This document additionally makes use of the following named character sets in ABNF:
digit = %x30-39 ; 0 through 9
nonzero = %x31-39 ; 1 through 9
ucletter = %x41-5A ; A through Z
underscore = %x5F ; _
atsign = %x40 ; @
A structure consists of a structure type, an optional payload, and a collection of substructures. The payload is a value expressed as a string using 1 of several data types, as described in Chapter 2.
Every structure is either a record, meaning it is not contained in any other structure's collection of substructures, or it is a substructure of exactly 1 other structure. The other structure is called its superstructure. Each substructure either refines the meaning of its superstructure, provides metadata about its superstructure, or introduces new data that is closely related to its superstructure.

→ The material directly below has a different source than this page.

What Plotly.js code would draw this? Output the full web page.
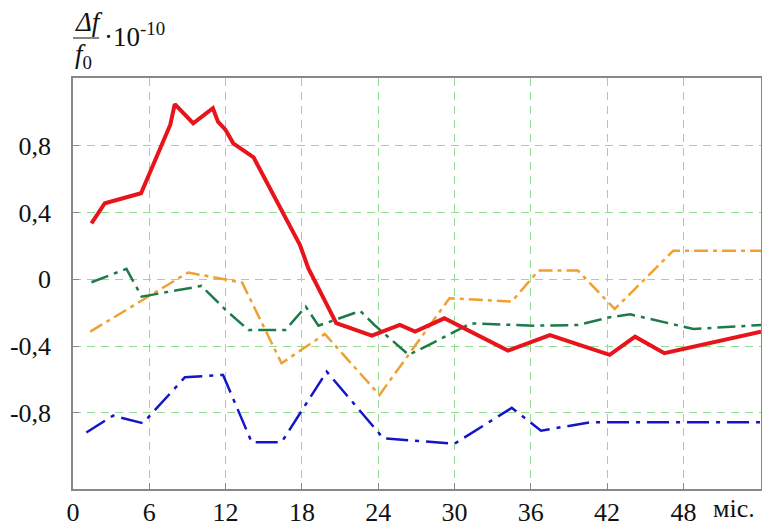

Each structure type is identified by a URI and defines several properties of any structure with that type, including
-
The meaning of structures of this type.
-
The payload type of the structure's payload, which shall be one of
- no payload, or
- a pointer to a record with a specific structure type, or
- a data type; if an enumeration or list of enumerations, also a set of permitted enumeration values.
-
Which structure types may appear as substructures of the structure and with what cardinality they may appear. Cardinality is specified by two flags:
- whether a substructure of this type is required or not; and
- whether multiple substructures of this type are permitted or not.
The collection of substructures is partially ordered. Substructures with the same structure type are in a fixed order, but substructures with different structure types may be reordered. The order of substructures of a single type indicates user preference, with the first substructure being the most-preferred value, unless a different meaning is explicitly indicated in the structure's definition.
A structure must have either a non-empty payload or at least 1 substructure. Empty payloads and missing payloads are considered equivalent. The remainder of this document uses "payload" as shorthand for "non-empty payload".
:::note
Unlike structures, pseudo-structures needn't have either payloads or substructures. TRLR
never has either, and CONT
doesn't when payloads contain empty lines.
:::
A structure is a representation of data about its subject. Examples include the entity, event, claim, or activity that the structure describes.
Datasets also contain 3 types of pseudo-structures:
-
The header resembles a record, comes first in each document, and contains metadata about the entire document in its substructures. See The Header for more.
-
The trailer resembles a record, comes last in each document, and cannot contain substructures.
-
A line continuation resembles a substructure, comes before any other substructures, is used to encode multi-line payloads, and cannot contain substructures.
Previous versions limited the number of characters that could appear in a structure, record, and payload. Those restrictions were removed in 7.0.
A line is a string representation of (part of) a structure.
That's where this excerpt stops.